Now that we understand the parameters, we can set up for testing. To start, let’s run a simple sweep test for 100 percent read performance:

[code language=”powershell”].\start-sweep.ps1 -b 4 -t 8 -o 8 -w 0 -d 3600 -p r[/code]

With this sweep test, based on 20 virtual machines, we get an I/O performance number in the millions spread across 3 nodes. As you see, each node produces about 600,000 I/O with a read latency under 1 millisecond.

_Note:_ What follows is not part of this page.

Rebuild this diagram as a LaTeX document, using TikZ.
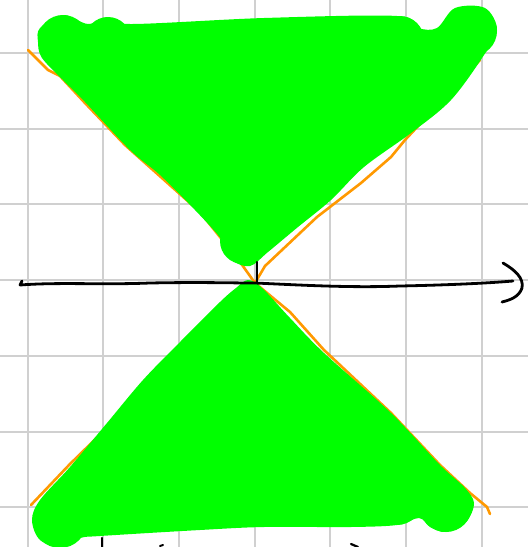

When running VM Fleet, keep in mind the performance numbers will not always be constant. They will always be changing but you will see the range of I/O from its lowest to its highest point. Each of your node clusters will be within the same range of each other and if your numbers are extremely off you will know that you have some issue(s) to resolve. For example, if rose-n2 were to have I/O around 400,000 while the rest are around 600,00 you could have bottlenecks in your network hardware or even metadata on your drive. VM Fleet can help you determine if there an issue to resolve before you put your cluster into production.

As you play around with the parameters, you can set it up to mimic real workloads. For example, you can run multiple sweeps in one by setting the write parameter with a comma. So you can perform a 100 percent read test for the duration of 6 minutes. After 6 minutes, it will change to a 100 percent write and then it will change again for every 6-minute interval.

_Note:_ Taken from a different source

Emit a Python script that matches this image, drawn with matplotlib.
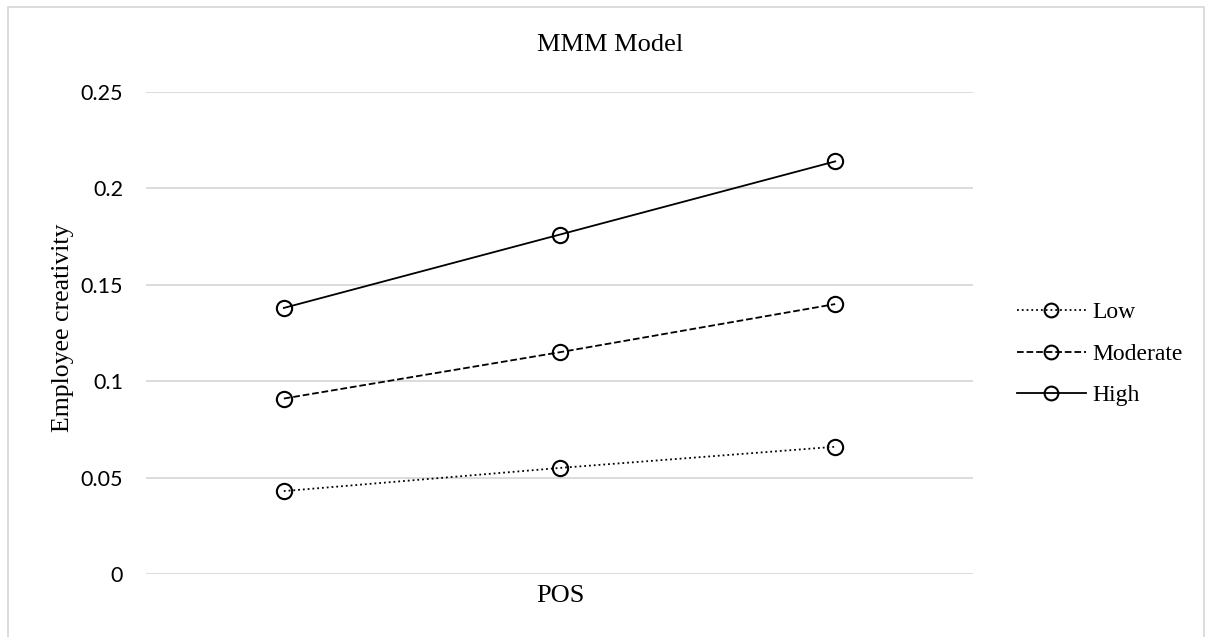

[code language=”powershell”].\start-sweep.ps1 -b 4 -t 1 -o 8 -w 0,100,30,50 -d 360 -p r[/code]

Once you’re done with VM Fleet, you can stop the sweep with:

[code language=”powershell”].\stop-vmfleet.ps1[/code]

If you’re not done with VM Fleet and wish to start another sweep, you can pause the task:

[code language=”powershell”].\set-pause.ps1[/code]

VM Fleet is a powerful tool to use to determine what kind of performance you should be expecting out of your cluster. Remember that the performance numbers reflect raw performance, not what to expect for every application you run. As always, it best to stress test your cluster before putting it into production.